Find the string "matches" in the listing and report every line that has it.

Excerpt from a dataset:

<<<<

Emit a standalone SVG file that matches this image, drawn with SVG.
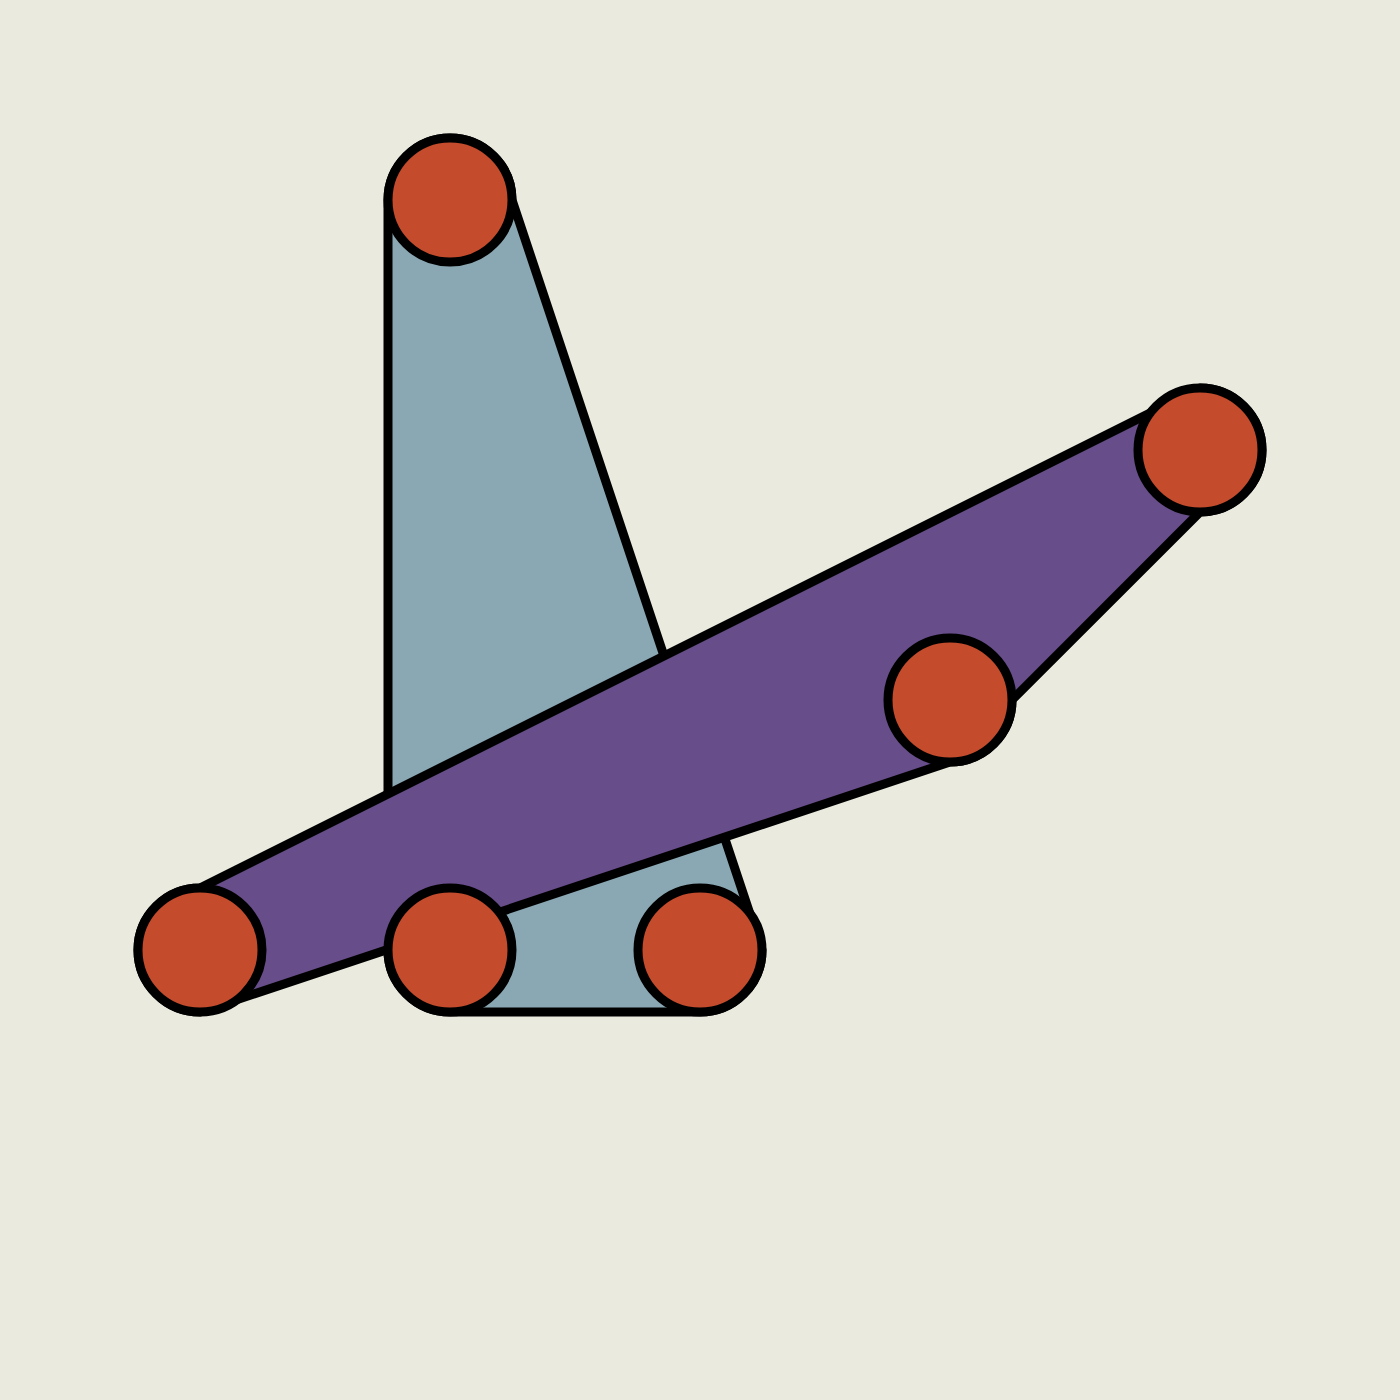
<svg xmlns="http://www.w3.org/2000/svg" width="1400" height="1400" viewBox="0 0 1400 1400">
<style>
.hull{stroke:#000;stroke-width:9;stroke-linejoin:round}
.node{fill:#C44B2C;stroke:#000;stroke-width:9}
</style>
<rect width="1400" height="1400" fill="#EAEADF"/>
<g id="connectors">
<path id="hull-blue" class="hull" fill="#8AA8B3" d="M388,200 A62,62 0 0 1 450,138 A62,62 0 0 1 512,200 L762,950 A62,62 0 0 1 700,1012 L450,1012 A62,62 0 0 1 388,950 Z"/>
<path id="hull-purple" class="hull" fill="#674D89" d="M138,950 A62,62 0 0 1 200,888 L1200,388 A62,62 0 0 1 1262,450 A62,62 0 0 1 1200,512 L1012,700 A62,62 0 0 1 950,762 L200,1012 A62,62 0 0 1 138,950 Z"/>
</g>
<g id="n1"><circle class="node" cx="450" cy="200" r="62"/></g>
<g id="n2"><circle class="node" cx="1200" cy="450" r="62"/></g>
<g id="n3"><circle class="node" cx="950" cy="700" r="62"/></g>
<g id="n4"><circle class="node" cx="200" cy="950" r="62"/></g>
<g id="n5"><circle class="node" cx="450" cy="950" r="62"/></g>
<g id="n6"><circle class="node" cx="700" cy="950" r="62"/></g>
</svg>
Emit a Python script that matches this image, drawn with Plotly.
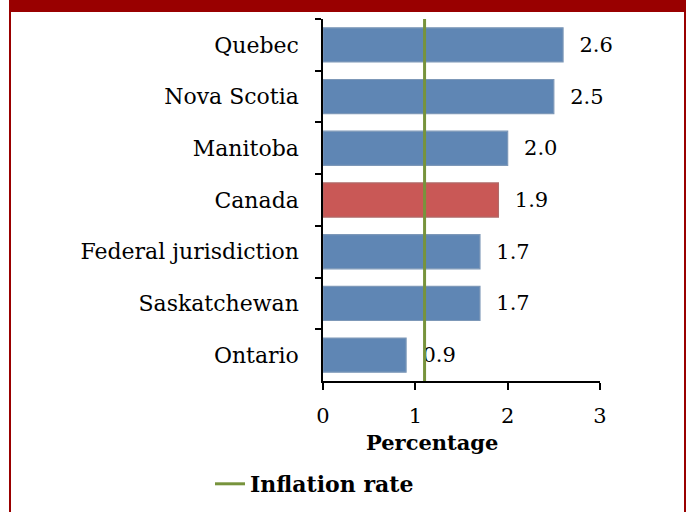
import plotly.graph_objects as go

categories = ["Quebec", "Nova Scotia", "Manitoba", "Canada",
              "Federal jurisdiction", "Saskatchewan", "Ontario"]
values = [2.6, 2.5, 2.0, 1.9, 1.7, 1.7, 0.9]
inflation_rate = 1.1
x_ticks = [0, 1, 2, 3]
x_title = "Percentage"
legend_label = "Inflation rate"

W, H = 688, 512
L, R, T, B = 323, 88, 19, 131
pw, ph = W - L - R, H - T - B

FONT = "DejaVu Serif"
RED = "#990000"
colors = ["#c95856" if c == "Canada" else "#5f86b4" for c in categories]
lines = ["#b06a68" if c == "Canada" else "#7d98b8" for c in categories]

fig = go.Figure()
fig.add_trace(go.Bar(
    y=categories, x=values, orientation="h",
    marker=dict(color=colors, line=dict(color=lines, width=1.2)),
    texttemplate="\u00a0\u00a0%{x:.1f}", textposition="outside",
    textfont=dict(family=FONT, size=21, color="black"),
    cliponaxis=False, showlegend=False, width=0.66,
))
fig.add_trace(go.Scatter(
    x=[inflation_rate, inflation_rate], y=[0, 1.01], yaxis="y2",
    mode="lines", line=dict(color="#77933c", width=3),
    name=f"<b>{legend_label}</b>", showlegend=True, cliponaxis=False,
))


def px_x(p):
    return (p - L) / pw


def px_y(p):
    return 1 - (p - T) / ph


# dark red frame: top band and thin side borders
fig.add_shape(type="rect", xref="paper", yref="paper",
              x0=px_x(9), x1=px_x(686), y0=px_y(12), y1=px_y(-5),
              fillcolor=RED, line_width=0, layer="below")
fig.add_shape(type="rect", xref="paper", yref="paper",
              x0=px_x(9), x1=px_x(11), y0=px_y(H + 5), y1=px_y(0),
              fillcolor=RED, line_width=0, layer="below")
fig.add_shape(type="rect", xref="paper", yref="paper",
              x0=px_x(684), x1=px_x(686), y0=px_y(H + 5), y1=px_y(0),
              fillcolor=RED, line_width=0, layer="below")

fig.add_annotation(text=f"<b>{x_title}</b>", xref="paper", yref="paper",
                   x=px_x(432), y=px_y(443), xanchor="center", yanchor="middle",
                   showarrow=False, font=dict(family=FONT, size=21, color="black"))

fig.update_layout(
    width=W, height=H,
    margin=dict(l=L, r=R, t=T, b=B, autoexpand=False),
    paper_bgcolor="white", plot_bgcolor="white",
    font=dict(family=FONT, size=21, color="black"),
    xaxis=dict(range=[0, 3], tickvals=x_ticks, showgrid=False, zeroline=False,
               showline=True, linecolor="black", linewidth=1.5,
               ticks="outside", ticklen=7, tickcolor="black", tickwidth=1.5,
               tickfont=dict(family=FONT, size=21), ticklabelstandoff=8),
    yaxis=dict(type="category", autorange="reversed", showgrid=False,
               showline=True, linecolor="black", linewidth=1.5,
               ticks="outside", ticklen=6, tickcolor="black", tickwidth=1.5,
               tickson="boundaries",
               tickfont=dict(family=FONT, size=22), ticklabelstandoff=18),
    yaxis2=dict(range=[0, 1], overlaying="y", visible=False, fixedrange=True),
    legend=dict(orientation="h", x=px_x(210), xanchor="left",
                y=px_y(484), yanchor="middle",
                font=dict(family=FONT, size=22), bgcolor="rgba(0,0,0,0)"),
    bargap=0.34,
)

fig.write_html("out.html", config={"displayModeBar": False},
               post_script="document.body.style.margin='0';")
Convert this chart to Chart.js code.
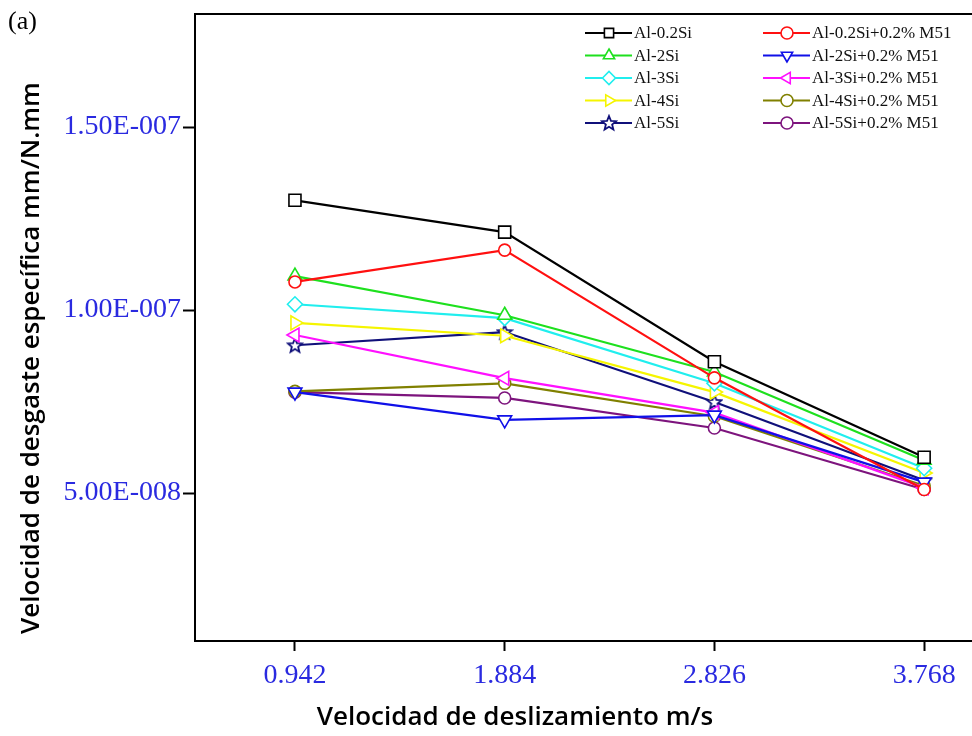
<!DOCTYPE html>
<html>
<head>
<meta charset="utf-8">
<script src="https://cdn.jsdelivr.net/npm/chart.js@4.4.1/dist/chart.umd.min.js"></script>
<style>
  html, body { margin: 0; padding: 0; background: #fff; }
</style>
</head>
<body>
<canvas id="wearChart" width="972" height="736"></canvas>
<script>
// sliding speeds (m/s) and tick labels
var speeds = [0.942, 1.884, 2.826, 3.768];
var xTickLabels = ['0.942', '1.884', '2.826', '3.768'];
var yTickValues = [5e-8, 1e-7, 1.5e-7];
var yTickLabels = ['5.00E-008', '1.00E-007', '1.50E-007'];

// specific wear rate mm/N.mm
var al02Si     = [1.300e-7, 1.213e-7, 0.859e-7, 0.598e-7];
var al02SiM51  = [1.077e-7, 1.164e-7, 0.815e-7, 0.510e-7];
var al2Si      = [1.093e-7, 0.986e-7, 0.831e-7, 0.590e-7];
var al2SiM51   = [0.776e-7, 0.700e-7, 0.713e-7, 0.530e-7];
var al3Si      = [1.016e-7, 0.978e-7, 0.800e-7, 0.568e-7];
var al3SiM51   = [0.932e-7, 0.814e-7, 0.720e-7, 0.515e-7];
var al4Si      = [0.965e-7, 0.930e-7, 0.776e-7, 0.555e-7];
var al4SiM51   = [0.778e-7, 0.800e-7, 0.710e-7, 0.520e-7];
var al5Si      = [0.904e-7, 0.940e-7, 0.749e-7, 0.535e-7];
var al5SiM51   = [0.776e-7, 0.760e-7, 0.678e-7, 0.510e-7];

var blueText = '#2a2ae0';

function starImage(color) {
  var c = document.createElement('canvas');
  c.width = 18; c.height = 18;
  var g = c.getContext('2d');
  g.beginPath();
  for (var i = 0; i < 10; i++) {
    var r = i % 2 === 0 ? 7.5 : 3.3;
    var a = -Math.PI / 2 + i * Math.PI / 5;
    var px = 9 + r * Math.cos(a), py = 9.5 + r * Math.sin(a);
    if (i === 0) g.moveTo(px, py); else g.lineTo(px, py);
  }
  g.closePath();
  g.fillStyle = '#fff';
  g.fill();
  g.lineWidth = 1.8;
  g.strokeStyle = color;
  g.stroke();
  return c;
}

function series(label, values, color, style, rotation, radius) {
  return {
    label: label,
    data: speeds.map((s, i) => ({ x: s, y: values[i] })),
    borderColor: color,
    backgroundColor: '#fff',
    pointBackgroundColor: '#fff',
    pointBorderColor: color,
    pointBorderWidth: 1.6,
    pointStyle: style,
    pointRotation: rotation || 0,
    pointRadius: radius || 6,
    borderWidth: 2.2,
    tension: 0
  };
}

var datasets = [
  series('Al-0.2Si', al02Si, '#000000', 'rect', 0, 8.5),
  series('Al-0.2Si+0.2% M51', al02SiM51, '#ff1010', 'circle', 0, 6),
  series('Al-2Si', al2Si, '#1ee01e', 'triangle', 0, 8),
  series('Al-2Si+0.2% M51', al2SiM51, '#1010e8', 'triangle', 180, 8),
  series('Al-3Si', al3Si, '#20eeee', 'rectRot', 0, 7.5),
  series('Al-3Si+0.2% M51', al3SiM51, '#ff10ff', 'triangle', 270, 8),
  series('Al-4Si', al4Si, '#f5f500', 'triangle', 90, 8),
  series('Al-4Si+0.2% M51', al4SiM51, '#808000', 'circle', 0, 6),
  series('Al-5Si', al5Si, '#10107a', starImage('#10107a'), 0, 8),
  series('Al-5Si+0.2% M51', al5SiM51, '#7d147d', 'circle', 0, 6)
];

var decorations = {
  id: 'decorations',
  afterDraw(chart) {
    var ctx = chart.ctx, area = chart.chartArea;
    ctx.save();
    // top frame line
    ctx.strokeStyle = '#000';
    ctx.lineWidth = 2;
    ctx.beginPath();
    ctx.moveTo(area.left - 1, area.top);
    ctx.lineTo(area.right, area.top);
    ctx.stroke();

    // panel tag
    ctx.fillStyle = '#000';
    ctx.font = '26px "Liberation Serif"';
    ctx.textBaseline = 'middle';
    ctx.textAlign = 'left';
    ctx.fillText('(a)', 8, 22);

    // axis titles
    ctx.font = '600 26px "Open Sans"';
    ctx.textAlign = 'center';
    ctx.fillText('Velocidad de deslizamiento m/s', 515, 718);
    ctx.save();
    ctx.translate(32, 358);
    ctx.rotate(-Math.PI / 2);
    ctx.fillText('Velocidad de desgaste específica mm/N.mm', 0, 0);
    ctx.restore();

    // legend, two columns
    ctx.font = '17px "Liberation Serif"';
    ctx.textAlign = 'left';
    chart.data.datasets.forEach(function (ds, i) {
      var col = i % 2, row = Math.floor(i / 2);
      var x0 = col === 0 ? 585 : 763;
      var y = 33 + row * 22.5;
      ctx.strokeStyle = ds.borderColor;
      ctx.lineWidth = 2.2;
      ctx.beginPath();
      ctx.moveTo(x0, y);
      ctx.lineTo(x0 + 47, y);
      ctx.stroke();
      ctx.fillStyle = '#fff';
      ctx.strokeStyle = ds.pointBorderColor;
      ctx.lineWidth = 1.6;
      Chart.helpers.drawPoint(ctx, {
        pointStyle: ds.pointStyle,
        rotation: ds.pointRotation,
        radius: Math.min(ds.pointRadius, 6.5),
        borderWidth: 1.6
      }, x0 + 24, y);
      ctx.fillStyle = '#111';
      ctx.fillText(ds.label, x0 + 49, y + 1);
    });
    ctx.restore();
  }
};

var ctx = document.getElementById('wearChart').getContext('2d');
var wearChart = new Chart(ctx, {
  type: 'line',
  data: { datasets: datasets },
  options: {
    responsive: false,
    animation: false,
    devicePixelRatio: 1,
    layout: { autoPadding: false, padding: { top: 14, right: 0, left: 0, bottom: 0 } },
    plugins: {
      legend: { display: false },
      tooltip: { enabled: false }
    },
    scales: {
      x: {
        type: 'linear',
        min: 0.493,
        max: 3.983,
        afterBuildTicks: function (scale) {
          scale.ticks = speeds.map(v => ({ value: v }));
        },
        afterFit: function (scale) {
          scale.height = 95;
          scale.paddingLeft = 0;
          scale.paddingRight = 0;
        },
        ticks: {
          color: blueText,
          font: { family: '"Liberation Serif"', size: 28 },
          padding: 8,
          maxRotation: 0,
          autoSkip: false,
          callback: function (v) {
            var i = speeds.indexOf(v);
            return i >= 0 ? xTickLabels[i] : '';
          }
        },
        grid: {
          display: true,
          drawOnChartArea: false,
          drawTicks: true,
          tickLength: 10,
          tickColor: '#000',
          tickWidth: 2
        },
        border: { display: true, color: '#000', width: 2 }
      },
      y: {
        type: 'linear',
        min: 0.96e-8,
        max: 1.809e-7,
        afterBuildTicks: function (scale) {
          scale.ticks = yTickValues.map(v => ({ value: v }));
        },
        afterFit: function (scale) {
          scale.width = 195;
          scale.paddingTop = 0;
          scale.paddingBottom = 0;
        },
        ticks: {
          color: blueText,
          font: { family: '"Liberation Serif"', size: 28 },
          padding: 2,
          autoSkip: false,
          callback: function (v) {
            var i = yTickValues.indexOf(v);
            return i >= 0 ? yTickLabels[i] : '';
          }
        },
        grid: {
          display: true,
          drawOnChartArea: false,
          drawTicks: true,
          tickLength: 12,
          tickColor: '#000',
          tickWidth: 2
        },
        border: { display: true, color: '#000', width: 2 }
      }
    }
  },
  plugins: [decorations]
});
</script>
</body>
</html>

>>>>

* EXERCISE SOLUTION:
Emit a standalone SVG file that matches this image, drawn with SVG.
Emit a Python script that matches this image, drawn with Plotly.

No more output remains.